Challenge: Write out the material again exactly, please, and omit the pictures.

Records supplied:
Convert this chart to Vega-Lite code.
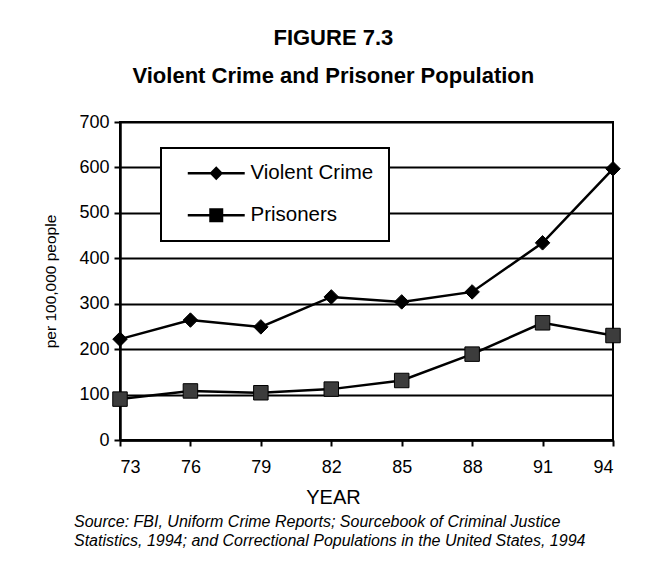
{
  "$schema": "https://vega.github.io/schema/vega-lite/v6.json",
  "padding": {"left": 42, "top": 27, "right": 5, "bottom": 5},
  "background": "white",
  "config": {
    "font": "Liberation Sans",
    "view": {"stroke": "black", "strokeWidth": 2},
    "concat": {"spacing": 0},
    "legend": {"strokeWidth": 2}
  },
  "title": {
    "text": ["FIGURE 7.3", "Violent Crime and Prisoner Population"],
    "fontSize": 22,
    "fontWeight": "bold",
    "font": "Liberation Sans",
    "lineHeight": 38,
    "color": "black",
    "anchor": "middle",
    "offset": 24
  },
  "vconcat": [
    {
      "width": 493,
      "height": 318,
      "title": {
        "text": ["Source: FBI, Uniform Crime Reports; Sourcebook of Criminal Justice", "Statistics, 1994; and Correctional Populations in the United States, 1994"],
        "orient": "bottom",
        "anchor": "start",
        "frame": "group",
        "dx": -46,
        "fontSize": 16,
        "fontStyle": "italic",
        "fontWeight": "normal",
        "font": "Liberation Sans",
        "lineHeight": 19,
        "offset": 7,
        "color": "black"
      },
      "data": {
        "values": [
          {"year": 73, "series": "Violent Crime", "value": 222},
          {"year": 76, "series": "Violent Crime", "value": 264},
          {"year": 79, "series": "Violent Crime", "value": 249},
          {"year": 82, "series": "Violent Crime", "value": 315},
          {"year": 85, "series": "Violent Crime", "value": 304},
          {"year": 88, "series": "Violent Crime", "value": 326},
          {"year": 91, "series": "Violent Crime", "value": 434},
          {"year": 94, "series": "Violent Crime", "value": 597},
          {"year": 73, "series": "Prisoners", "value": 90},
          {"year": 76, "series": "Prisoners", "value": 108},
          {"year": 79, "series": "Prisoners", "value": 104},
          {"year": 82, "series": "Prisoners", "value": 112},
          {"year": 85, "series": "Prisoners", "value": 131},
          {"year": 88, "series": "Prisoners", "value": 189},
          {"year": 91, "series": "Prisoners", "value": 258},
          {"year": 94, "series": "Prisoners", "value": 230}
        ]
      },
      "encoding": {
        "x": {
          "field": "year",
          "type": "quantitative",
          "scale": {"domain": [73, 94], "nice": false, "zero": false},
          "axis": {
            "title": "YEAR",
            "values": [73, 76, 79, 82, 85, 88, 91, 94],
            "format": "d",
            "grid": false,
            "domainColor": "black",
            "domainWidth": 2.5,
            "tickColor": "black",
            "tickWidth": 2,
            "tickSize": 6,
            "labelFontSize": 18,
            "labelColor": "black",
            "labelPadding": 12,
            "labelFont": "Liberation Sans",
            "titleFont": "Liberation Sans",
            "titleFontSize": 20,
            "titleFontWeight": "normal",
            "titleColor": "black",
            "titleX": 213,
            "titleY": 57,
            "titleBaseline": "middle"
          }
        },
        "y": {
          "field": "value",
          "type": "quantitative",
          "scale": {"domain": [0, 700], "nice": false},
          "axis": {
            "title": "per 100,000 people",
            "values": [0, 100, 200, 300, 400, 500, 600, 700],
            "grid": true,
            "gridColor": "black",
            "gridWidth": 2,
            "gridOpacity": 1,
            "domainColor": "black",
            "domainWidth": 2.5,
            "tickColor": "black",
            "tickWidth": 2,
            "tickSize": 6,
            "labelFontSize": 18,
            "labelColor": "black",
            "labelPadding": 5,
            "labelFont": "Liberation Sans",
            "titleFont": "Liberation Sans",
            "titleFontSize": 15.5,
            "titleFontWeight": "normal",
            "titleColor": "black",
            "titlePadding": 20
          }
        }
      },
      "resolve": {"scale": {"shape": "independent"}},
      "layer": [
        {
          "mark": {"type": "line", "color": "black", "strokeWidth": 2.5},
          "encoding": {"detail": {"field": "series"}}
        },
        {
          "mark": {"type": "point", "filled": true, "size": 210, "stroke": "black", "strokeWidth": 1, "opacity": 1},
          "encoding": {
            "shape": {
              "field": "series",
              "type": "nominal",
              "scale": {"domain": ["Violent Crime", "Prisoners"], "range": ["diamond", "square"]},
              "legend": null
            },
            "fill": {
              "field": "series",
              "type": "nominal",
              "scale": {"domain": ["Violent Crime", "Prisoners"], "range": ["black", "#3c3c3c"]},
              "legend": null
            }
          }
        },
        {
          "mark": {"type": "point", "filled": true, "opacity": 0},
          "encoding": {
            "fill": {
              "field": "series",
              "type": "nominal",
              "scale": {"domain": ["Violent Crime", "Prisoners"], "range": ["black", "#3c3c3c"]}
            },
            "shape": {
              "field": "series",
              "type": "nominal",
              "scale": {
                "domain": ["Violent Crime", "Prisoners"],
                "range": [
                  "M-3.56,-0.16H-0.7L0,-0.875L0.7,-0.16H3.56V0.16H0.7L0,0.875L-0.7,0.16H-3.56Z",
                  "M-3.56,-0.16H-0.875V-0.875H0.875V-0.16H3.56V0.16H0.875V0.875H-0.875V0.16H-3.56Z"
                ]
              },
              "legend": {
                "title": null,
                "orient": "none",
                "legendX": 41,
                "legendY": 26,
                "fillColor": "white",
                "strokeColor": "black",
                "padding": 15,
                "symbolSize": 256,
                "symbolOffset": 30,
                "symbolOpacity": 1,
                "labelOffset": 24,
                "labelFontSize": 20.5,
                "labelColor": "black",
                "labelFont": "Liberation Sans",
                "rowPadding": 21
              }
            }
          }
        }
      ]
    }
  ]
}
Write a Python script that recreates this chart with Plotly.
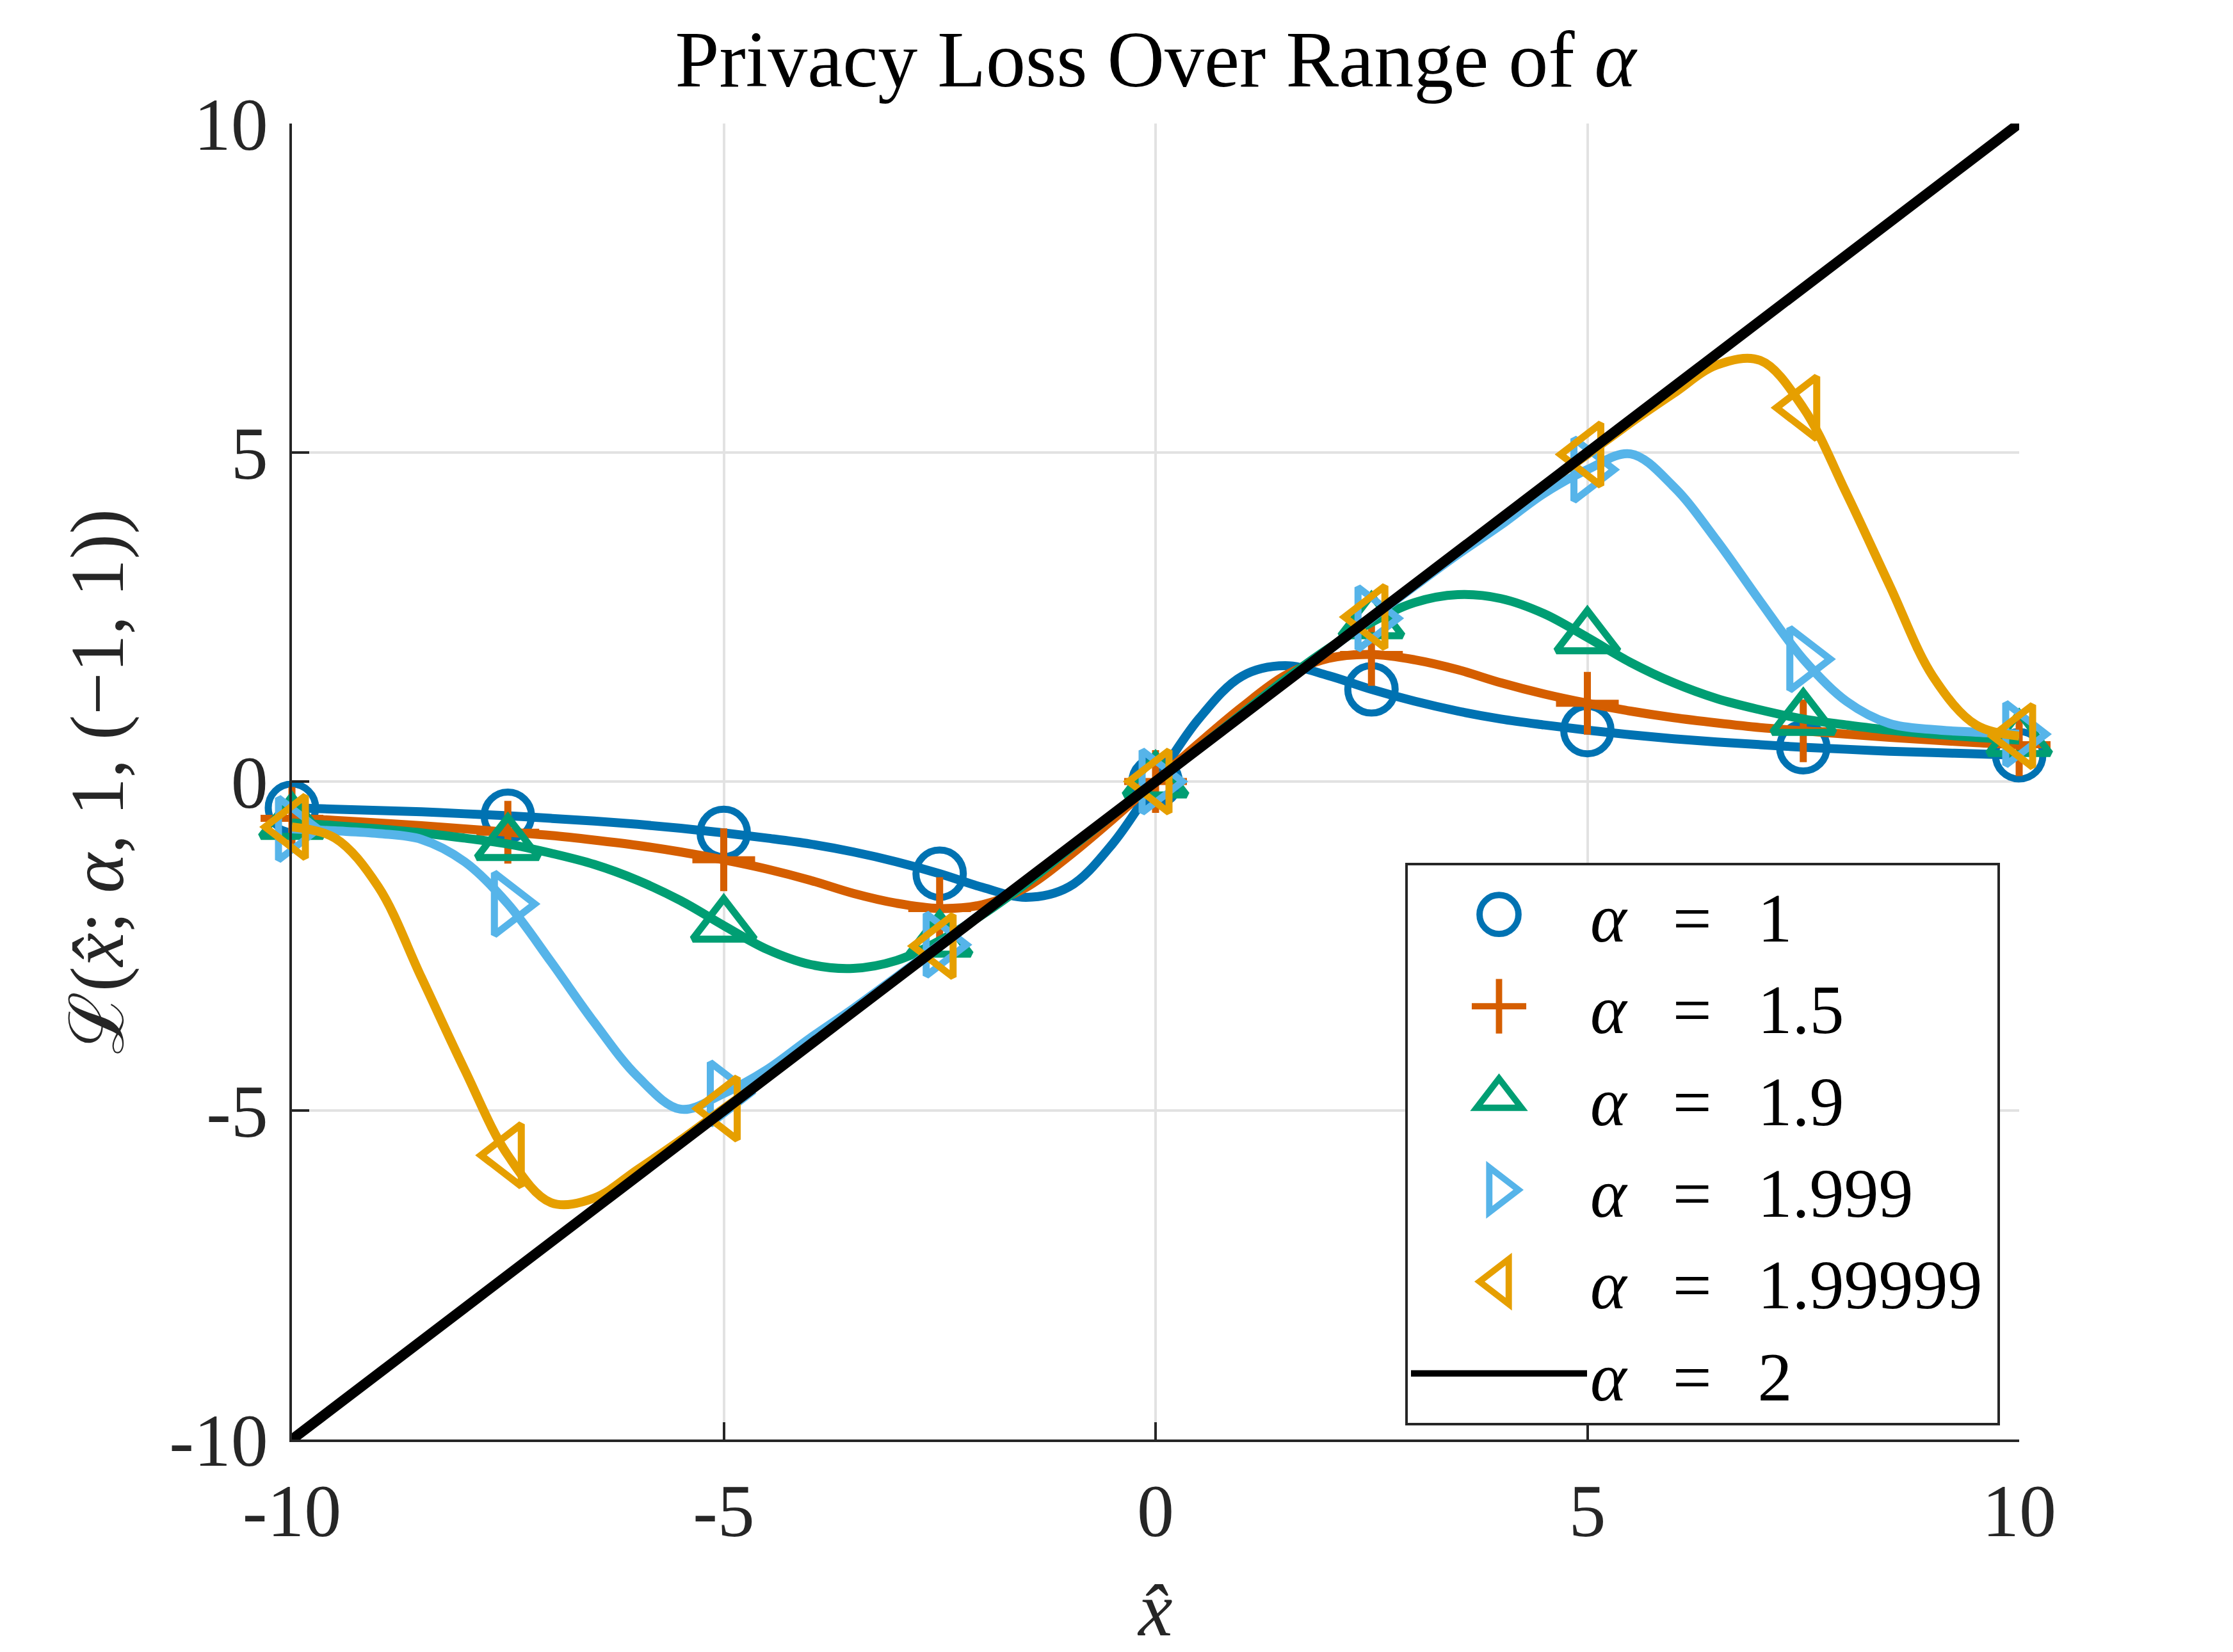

Reply to the exercise:
Convert this chart to Vega-Lite code.
{
  "$schema": "https://vega.github.io/schema/vega-lite/v6.json",
  "padding": {"left": 42, "top": 27, "right": 5, "bottom": 5},
  "background": "white",
  "config": {
    "font": "Liberation Sans",
    "view": {"stroke": "black", "strokeWidth": 2},
    "concat": {"spacing": 0},
    "legend": {"strokeWidth": 2}
  },
  "title": {
    "text": ["FIGURE 7.3", "Violent Crime and Prisoner Population"],
    "fontSize": 22,
    "fontWeight": "bold",
    "font": "Liberation Sans",
    "lineHeight": 38,
    "color": "black",
    "anchor": "middle",
    "offset": 24
  },
  "vconcat": [
    {
      "width": 493,
      "height": 318,
      "title": {
        "text": ["Source: FBI, Uniform Crime Reports; Sourcebook of Criminal Justice", "Statistics, 1994; and Correctional Populations in the United States, 1994"],
        "orient": "bottom",
        "anchor": "start",
        "frame": "group",
        "dx": -46,
        "fontSize": 16,
        "fontStyle": "italic",
        "fontWeight": "normal",
        "font": "Liberation Sans",
        "lineHeight": 19,
        "offset": 7,
        "color": "black"
      },
      "data": {
        "values": [
          {"year": 73, "series": "Violent Crime", "value": 222},
          {"year": 76, "series": "Violent Crime", "value": 264},
          {"year": 79, "series": "Violent Crime", "value": 249},
          {"year": 82, "series": "Violent Crime", "value": 315},
          {"year": 85, "series": "Violent Crime", "value": 304},
          {"year": 88, "series": "Violent Crime", "value": 326},
          {"year": 91, "series": "Violent Crime", "value": 434},
          {"year": 94, "series": "Violent Crime", "value": 597},
          {"year": 73, "series": "Prisoners", "value": 90},
          {"year": 76, "series": "Prisoners", "value": 108},
          {"year": 79, "series": "Prisoners", "value": 104},
          {"year": 82, "series": "Prisoners", "value": 112},
          {"year": 85, "series": "Prisoners", "value": 131},
          {"year": 88, "series": "Prisoners", "value": 189},
          {"year": 91, "series": "Prisoners", "value": 258},
          {"year": 94, "series": "Prisoners", "value": 230}
        ]
      },
      "encoding": {
        "x": {
          "field": "year",
          "type": "quantitative",
          "scale": {"domain": [73, 94], "nice": false, "zero": false},
          "axis": {
            "title": "YEAR",
            "values": [73, 76, 79, 82, 85, 88, 91, 94],
            "format": "d",
            "grid": false,
            "domainColor": "black",
            "domainWidth": 2.5,
            "tickColor": "black",
            "tickWidth": 2,
            "tickSize": 6,
            "labelFontSize": 18,
            "labelColor": "black",
            "labelPadding": 12,
            "labelFont": "Liberation Sans",
            "titleFont": "Liberation Sans",
            "titleFontSize": 20,
            "titleFontWeight": "normal",
            "titleColor": "black",
            "titleX": 213,
            "titleY": 57,
            "titleBaseline": "middle"
          }
        },
        "y": {
          "field": "value",
          "type": "quantitative",
          "scale": {"domain": [0, 700], "nice": false},
          "axis": {
            "title": "per 100,000 people",
            "values": [0, 100, 200, 300, 400, 500, 600, 700],
            "grid": true,
            "gridColor": "black",
            "gridWidth": 2,
            "gridOpacity": 1,
            "domainColor": "black",
            "domainWidth": 2.5,
            "tickColor": "black",
            "tickWidth": 2,
            "tickSize": 6,
            "labelFontSize": 18,
            "labelColor": "black",
            "labelPadding": 5,
            "labelFont": "Liberation Sans",
            "titleFont": "Liberation Sans",
            "titleFontSize": 15.5,
            "titleFontWeight": "normal",
            "titleColor": "black",
            "titlePadding": 20
          }
        }
      },
      "resolve": {"scale": {"shape": "independent"}},
      "layer": [
        {
          "mark": {"type": "line", "color": "black", "strokeWidth": 2.5},
          "encoding": {"detail": {"field": "series"}}
        },
        {
          "mark": {"type": "point", "filled": true, "size": 210, "stroke": "black", "strokeWidth": 1, "opacity": 1},
          "encoding": {
            "shape": {
              "field": "series",
              "type": "nominal",
              "scale": {"domain": ["Violent Crime", "Prisoners"], "range": ["diamond", "square"]},
              "legend": null
            },
            "fill": {
              "field": "series",
              "type": "nominal",
              "scale": {"domain": ["Violent Crime", "Prisoners"], "range": ["black", "#3c3c3c"]},
              "legend": null
            }
          }
        },
        {
          "mark": {"type": "point", "filled": true, "opacity": 0},
          "encoding": {
            "fill": {
              "field": "series",
              "type": "nominal",
              "scale": {"domain": ["Violent Crime", "Prisoners"], "range": ["black", "#3c3c3c"]}
            },
            "shape": {
              "field": "series",
              "type": "nominal",
              "scale": {
                "domain": ["Violent Crime", "Prisoners"],
                "range": [
                  "M-3.56,-0.16H-0.7L0,-0.875L0.7,-0.16H3.56V0.16H0.7L0,0.875L-0.7,0.16H-3.56Z",
                  "M-3.56,-0.16H-0.875V-0.875H0.875V-0.16H3.56V0.16H0.875V0.875H-0.875V0.16H-3.56Z"
                ]
              },
              "legend": {
                "title": null,
                "orient": "none",
                "legendX": 41,
                "legendY": 26,
                "fillColor": "white",
                "strokeColor": "black",
                "padding": 15,
                "symbolSize": 256,
                "symbolOffset": 30,
                "symbolOpacity": 1,
                "labelOffset": 24,
                "labelFontSize": 20.5,
                "labelColor": "black",
                "labelFont": "Liberation Sans",
                "rowPadding": 21
              }
            }
          }
        }
      ]
    }
  ]
}
Write a Python script that recreates this chart with Plotly.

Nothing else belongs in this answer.